Il divieto previsto dal comma 4 dell'art. 13 della l. n. 109/1994 non può applicarsi in via analogica al subappalto, dato che esso, non comportando alcun rapporto associativo poiché spiega nei rapporti tra appaltatore e subappaltatore l'efficacia di un appalto, e avendo lo stesso oggetto dell'appalto di cui subisce le conseguenze delle vicende del negozio originario rispetto al quale si configura come derivato, non può ricondursi al fenomeno associativo (T.A.R. Basilicata 31 luglio 1998, n. 238).

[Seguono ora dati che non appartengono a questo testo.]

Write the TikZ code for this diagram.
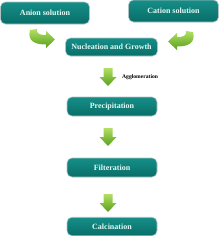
\documentclass[tikz,border=0pt]{standalone}
\usepackage{fontspec}
\setmainfont{Liberation Serif}
\usetikzlibrary{calc}
\definecolor{tealtop}{RGB}{22,142,136}
\definecolor{tealbot}{RGB}{8,110,104}
\definecolor{tealedge}{RGB}{175,195,195}
\definecolor{boxtext}{RGB}{228,250,246}
\definecolor{arrlight}{RGB}{178,224,100}
\definecolor{arrdark}{RGB}{88,158,28}
\tikzset{
  stepbox/.style={rounded corners=5pt, draw=tealedge, line width=0.6pt,
    top color=tealtop, bottom color=tealbot, text=boxtext,
    font=\fontsize{8}{9}\selectfont\bfseries, inner sep=0pt, anchor=center},
  greenarrow/.style={top color=arrlight, bottom color=arrdark, draw=none},
  pics/downarr/.style={code={
    \path[greenarrow] (-4.5,0) -- (4.5,0) -- (4.5,9) -- (8.5,9) -- (0,18) -- (-8.5,9) -- (-4.5,9) -- cycle;
  }}
}
\begin{document}
\begin{tikzpicture}[x=1pt,y=-1pt]
\useasboundingbox (0,0) rectangle (220,236);
% boxes
\node[stepbox, minimum width=89pt, minimum height=22pt] (anion) at (45,13) {Anion solution};
\node[stepbox, minimum width=90pt, minimum height=22pt] (cation) at (173.5,11) {Cation solution};
\node[stepbox, minimum width=92pt, minimum height=18pt] (nuc) at (111.5,47) {Nucleation and Growth};
\node[stepbox, minimum width=90pt, minimum height=19pt] (prec) at (112,106.5) {Precipitation};
\node[stepbox, minimum width=90pt, minimum height=19pt] (filt) at (112,167.5) {Filteration};
\node[stepbox, minimum width=90pt, minimum height=18.5pt] (calc) at (112,226.5) {Calcination};
% curved arrows
\path[greenarrow] (30,30) .. controls (27,41) and (35,44.5) .. (46,44.5) -- (46,48) -- (55,39.5) -- (46,31) -- (46,35) .. controls (40,35) and (36,34) .. (37,29) -- cycle;
\begin{scope}[xshift=223pt, xscale=-1, yshift=-2pt]
\path[greenarrow] (30,30) .. controls (27,41) and (35,44.5) .. (46,44.5) -- (46,48) -- (55,39.5) -- (46,31) -- (46,35) .. controls (40,35) and (36,34) .. (37,29) -- cycle;
\end{scope}
% down arrows
\coordinate (a1) at (108,68);
\coordinate (a2) at (108,128);
\coordinate (a3) at (108,194);
\pic at (a1) {downarr};
\pic at (a2) {downarr};
\pic at (a3) {downarr};
\node[font=\fontsize{5.6}{6}\selectfont\bfseries, anchor=west, inner sep=0pt] (agg) at (122,77) {Agglomeration};
\end{tikzpicture}
\end{document}
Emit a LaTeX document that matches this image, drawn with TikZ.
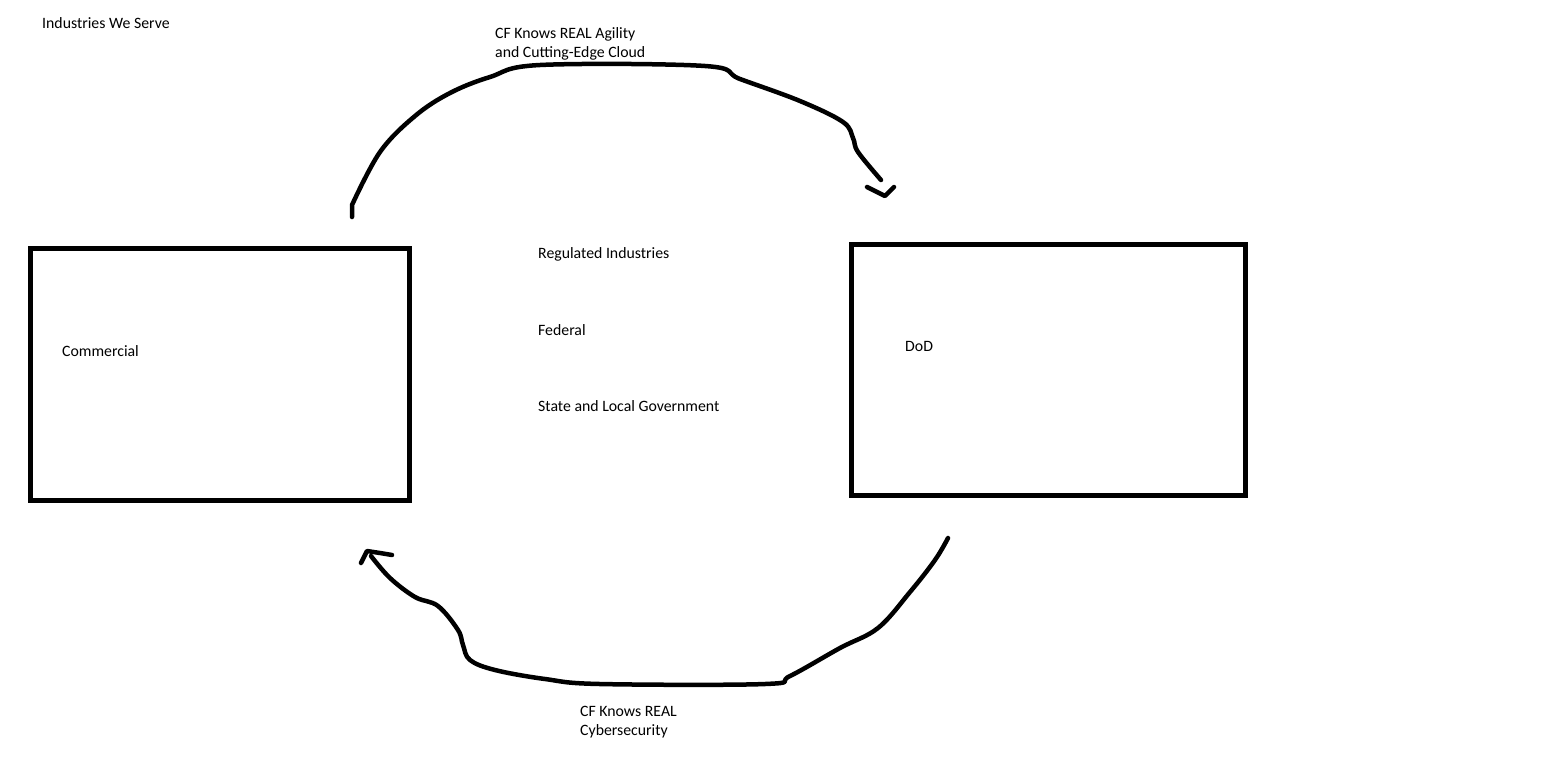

5. Società tra imprese riunite.
L'art. 96 del d.P.R. n. 554/1999, come già l'art. 26 del d. l.vo 19 dicembre 1991, n. 406, prevede che le imprese riunite, dopo l'aggiudicazione, possono costituire tra loro una società anche consortile per l'esecuzione unitaria, totale o parziale, dei lavori. La società subentra nell'esecuzione dei lavori senza che ciò sia considerato appalto o cessione di contratto, a condizione che tutte le imprese riunite facciano parte della stessa società. La previsione risponde ad una duplice esigenza: da un lato tende ad impedire che possano eseguire i lavori imprese non aggiudicatarie le quali non hanno superato il vaglio dei controlli; dall'altro tende ad evitare che i lavori siano eseguiti solo da alcune delle imprese che hanno assunto l'incarico con depauperamento delle garanzie tecniche ed economiche per una corretta esecuzione dei lavori. In considerazione di tali esigenze, la giurisprudenza ha ritenuto che la mancata partecipazione di una delle imprese vincitrici della gara al consorzio possa costituire illecito civile per inadempimento contrattuale verso la pubblica amministrazione, ma non configurare l'illecito penale di cui all'art. 21 della l. 13 settembre 1982, n. 646 (Cass. pen., sez. III, 20 febbraio 1997, n. 1602).